Yeah, commit aeb57af8 is a nice improvement and was the main thing I
wanted to get into the tree for 14 in this area, because it was
measuring the wrong thing.

> Before I could get to startup timing I noticed the pgbench logging output was broken via commit 547f04e7 "Improve time logic": https://www.postgresql.org/message-id/E1lJqpF-00064e-C6%40gemulon.postgresql.org

It does suck that we broke the logging and that it took 3 months for
anyone to notice and report it to the list. Seems like it should be
straightforward to fix, though, with fixes already proposed (though I
haven't studied them yet, will do).

> I have a lot of community oriented work backed up behind this right now, so I'm gonna be really honest. This time rework commit in its current form makes me uncomfortable at this point in the release schedule. The commit has already fought through two rounds of platform specific bug fixes. But since the buildfarm doesn't test the logging feature, that whole process is suspect.

It's true that this work produced a few rounds of small portability
follow-ups: c427de42 (work around strange hacks elsewhere in the tree
for AIX), 68b34b23 (missing calling convention specifier on Windows),
and de91c3b9 (adjust pthread missing-function code for threadless
builds). These were problems that didn't show up on developer or CI
systems (including threadless and Windows), and IMHO are typical sorts
of problems you expect to have to work through when stuff hits the
build farm, especially when using new system interfaces. So I don't
think any of that, on its own, supports reverting anything here.

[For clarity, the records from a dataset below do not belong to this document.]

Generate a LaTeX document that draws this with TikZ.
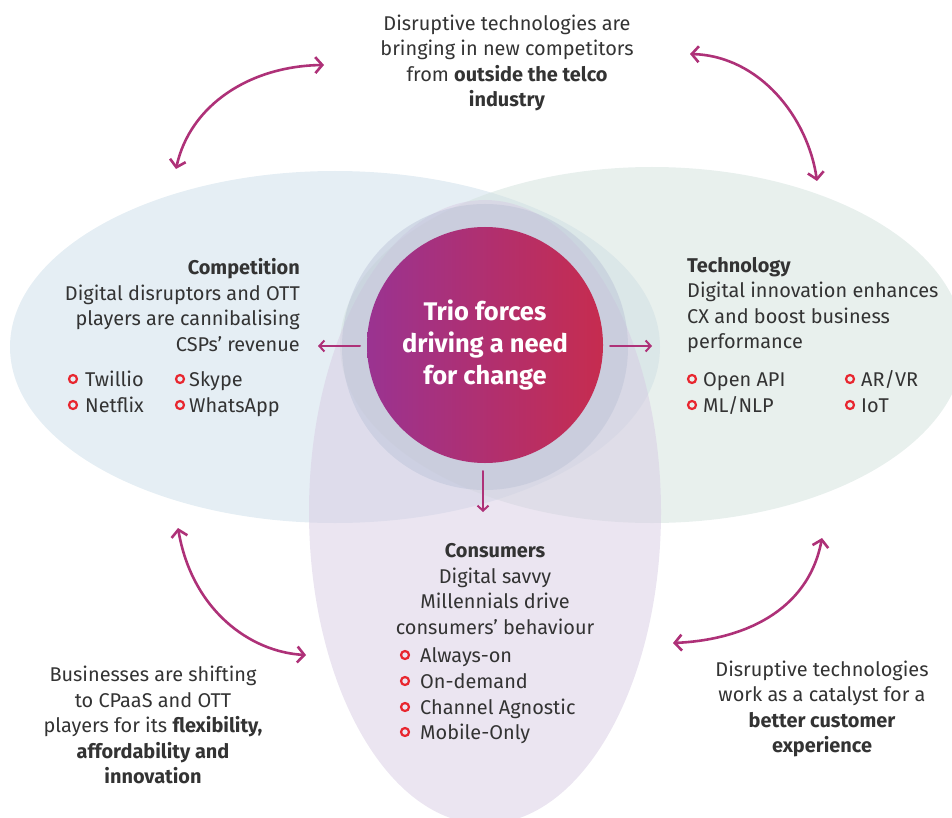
\documentclass[tikz,border=0pt]{standalone}
\usepackage{fontspec}
\setmainfont{Fira Sans}
\usetikzlibrary{arrows.meta}
\definecolor{txt}{HTML}{333333}
\definecolor{compfill}{HTML}{CBDDE9}
\definecolor{techfill}{HTML}{D2E1DC}
\definecolor{consfill}{HTML}{D7CBE3}
\definecolor{halo}{HTML}{B9C0D6}
\definecolor{purp}{HTML}{9A3391}
\definecolor{crim}{HTML}{C62C4F}
\definecolor{arr}{HTML}{AE3178}
\definecolor{ring}{HTML}{E8262F}
\tikzset{
  body/.style={font=\fontsize{19.9}{25.5}\selectfont, text=txt, inner sep=0pt},
  block/.style={body, align=#1},
  item/.style={body, anchor=base west},
  bulletring/.style={circle, draw=ring, line width=2.2pt, minimum size=8pt, inner sep=0pt},
  swing/.style={draw=arr, line width=2.6pt, line cap=round,
    {Straight Barb[length=7pt,width=16pt,line width=2.6pt]}-{Straight Barb[length=7pt,width=16pt,line width=2.6pt]}},
  push/.style={draw=arr, line width=2pt, line cap=round,
    -{Straight Barb[length=5pt,width=11pt,line width=2pt]}},
}
\begin{document}
\begin{tikzpicture}[x=1pt,y=-1pt]
\useasboundingbox (0,0) rectangle (952,818);
\clip (0,0) rectangle (952,818);

% the three overlapping fields
\fill[compfill, fill opacity=0.5] (335,347) ellipse [x radius=325pt, y radius=176pt];
\fill[techfill, fill opacity=0.5] (652,345) ellipse [x radius=312pt, y radius=178pt];
\fill[consfill, fill opacity=0.5] (485,512) ellipse [x radius=176pt, y radius=312pt];

% core
\fill[halo, fill opacity=0.45] (485,347) circle [radius=143pt];
\node[circle, minimum size=236pt, inner sep=0pt, left color=purp, right color=crim,
      text=white, align=center, font=\bfseries\fontsize{25.5}{32}\selectfont] (core) at (485,345)
  {Trio forces\\driving a need\\for change};

% outward pushes from the core
\coordinate (pl0) at (360,346); \coordinate (pl1) at (318,346);
\coordinate (pr0) at (610,346); \coordinate (pr1) at (652,346);
\coordinate (pd0) at (483,471); \coordinate (pd1) at (483,512);
\draw[push] (pl0) -- (pl1);
\draw[push] (pr0) -- (pr1);
\draw[push] (pd0) -- (pd1);

% top statement
\node[block=center] (top) at (507,63)
  {Disruptive technologies are\\bringing in new competitors\\from \textbf{outside the telco}\\\textbf{industry}};

% competition
\node[block=right, anchor=east] (comp) at (300,305)
  {\textbf{Competition}\\Digital disruptors and OTT\\players are cannibalising\\CSPs’ revenue};
\node[bulletring] (cb1) at (73,379) {};
\node[bulletring] (cb2) at (73,405) {};
\node[bulletring] (cb3) at (180,379) {};
\node[bulletring] (cb4) at (180,405) {};
\node[item] (ct1) at (85,386) {Twillio};
\node[item] (ct2) at (85,412) {Netflix};
\node[item] (ct3) at (189,386) {Skype};
\node[item] (ct4) at (189,412) {WhatsApp};

% technology
\node[block=left, anchor=west] (tech) at (687,305)
  {\textbf{Technology}\\Digital innovation enhances\\CX and boost business\\performance};
\node[bulletring] (tb1) at (692,379) {};
\node[bulletring] (tb2) at (692,405) {};
\node[bulletring] (tb3) at (850,379) {};
\node[bulletring] (tb4) at (850,405) {};
\node[item] (tt1) at (703,386) {Open API};
\node[item] (tt2) at (703,412) {ML/NLP};
\node[item] (tt3) at (861,386) {AR/VR};
\node[item] (tt4) at (861,412) {IoT};

% consumers
\node[block=center] (cons) at (495,589)
  {\textbf{Consumers}\\Digital savvy\\Millennials drive\\consumers’ behaviour};
\node[bulletring] (nb1) at (405,655) {};
\node[bulletring] (nb2) at (405,681) {};
\node[bulletring] (nb3) at (405,707) {};
\node[bulletring] (nb4) at (405,732) {};
\node[item] (nt1) at (420,662) {Always-on};
\node[item] (nt2) at (420,688) {On-demand};
\node[item] (nt3) at (420,714) {Channel Agnostic};
\node[item] (nt4) at (420,739) {Mobile-Only};

% lower statements
\node[block=center] (lowl) at (153,725)
  {Businesses are shifting\\to CPaaS and OTT\\players for its \textbf{flexibility,}\\\textbf{affordability and}\\\textbf{innovation}};
\node[block=center] (lowr) at (822,709)
  {Disruptive technologies\\work as a catalyst for a\\\textbf{better customer}\\\textbf{experience}};

% linking swings
\coordinate (s1a) at (176,169); \coordinate (s1b) at (324,65);
\coordinate (s2a) at (690,54);  \coordinate (s2b) at (817,181);
\coordinate (s3a) at (178,528); \coordinate (s3b) at (306,655);
\coordinate (s4a) at (822,538); \coordinate (s4b) at (673,643);
\draw[swing] (s1a) .. controls (190,105) and (250,66) .. (s1b);
\draw[swing] (s2a) .. controls (760,56) and (808,118) .. (s2b);
\draw[swing] (s3a) .. controls (192,610) and (250,652) .. (s3b);
\draw[swing] (s4a) .. controls (808,612) and (742,640) .. (s4b);
\end{tikzpicture}
\end{document}
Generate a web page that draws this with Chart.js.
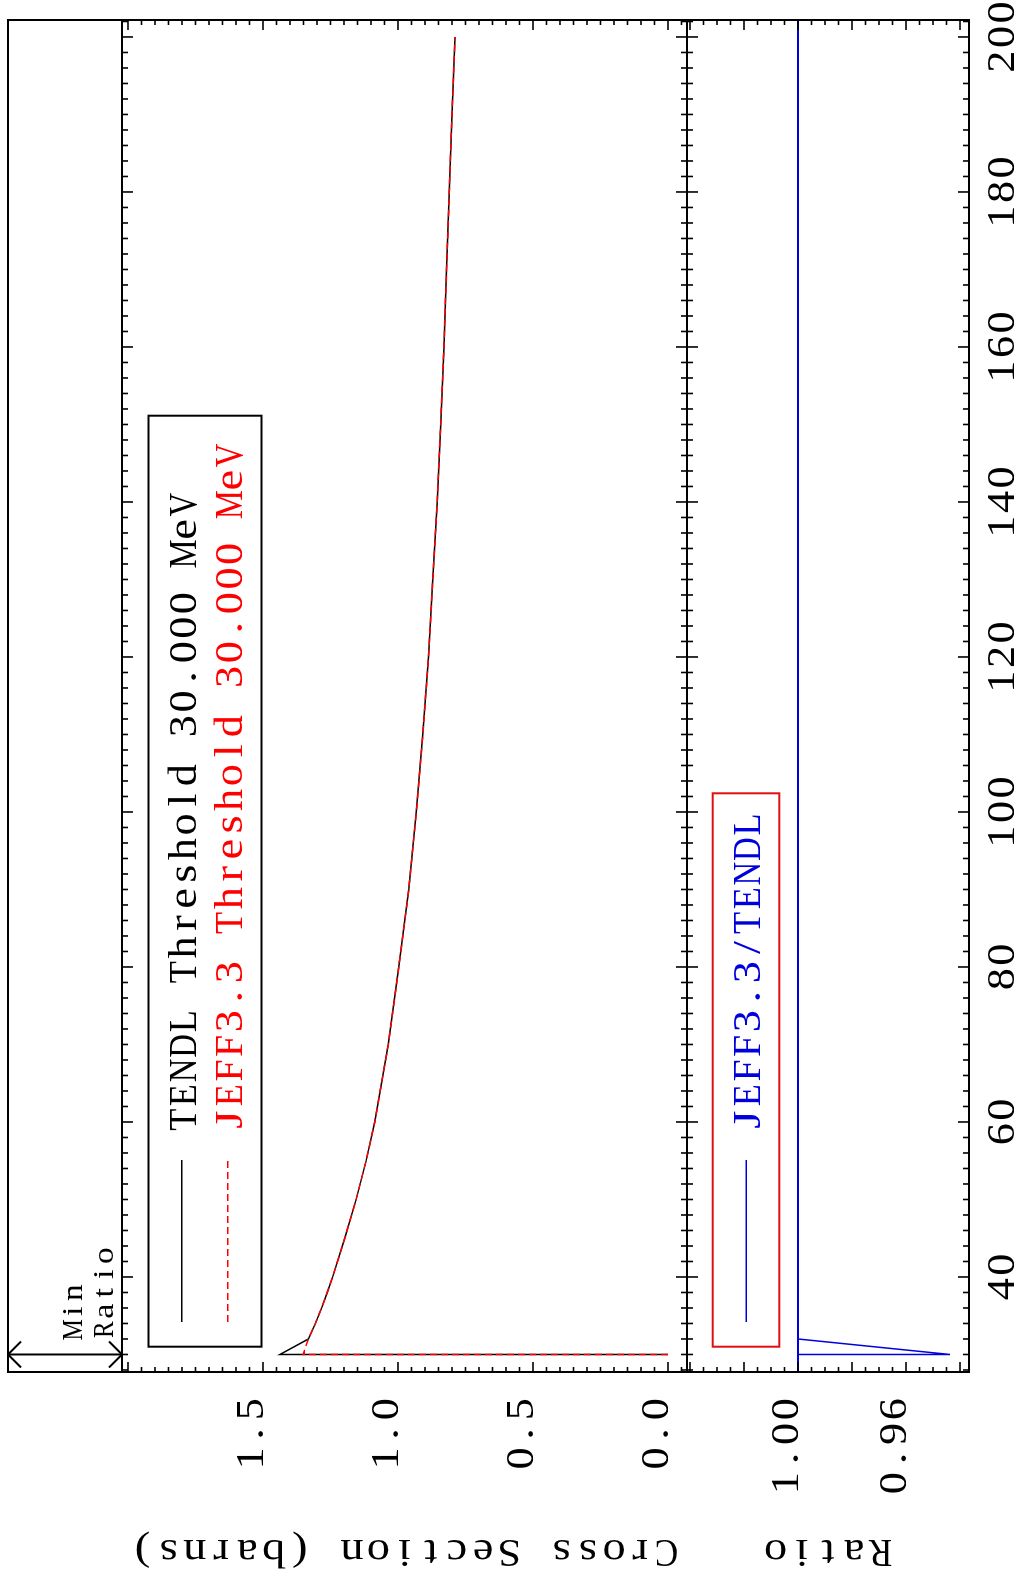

> My take on the PostgreSQL way to proceed: this bug exposes that pgbench logging is a feature we finally need to design testing for. We need a new buildfarm test and then a march through a full release phase to see how it goes. Only then should we start messing with the time logic. Even if we fixed the source today on both my test platforms, I'd still be nervous that beta 2 could ship and more performance testing could fall over from this modification. And that's cutting things a little close.
>
> The fastest way to get me back to comfortable would be to unwind 547f04e7 and its associated fixes and take it back to review. I understand the intent and value; I appreciate the work so far. The big industry architecture shift from Intel to ARM has me worried about time overhead again, the old code is wonky, and in the PG15 release cycle I already have resources planned around this area.

Let me study the proposed fixes on this and the other thread about
pgbench logging for a bit.

Glad to hear that you're working on this area. I guess you might be
researching stuff along the same sorts of lines as in the thread
"Reduce timing overhead of EXPLAIN ANALYZE using rdtsc?" (though
that's about the executor). As I already expressed in that thread, if
the backend's instrumentation code is improved as proposed there,
we'll probably want to rip some of these pgbench changes out anyway
and go back to common instrumentation code.

For that reason, I'm not super attached to that new pg_time_usec_t
stuff at all, and wouldn't be sad if we reverted that piece. I am
moderately attached to the sync changes, though. pgbench 13 is
objectively producing incorrect results in that respect.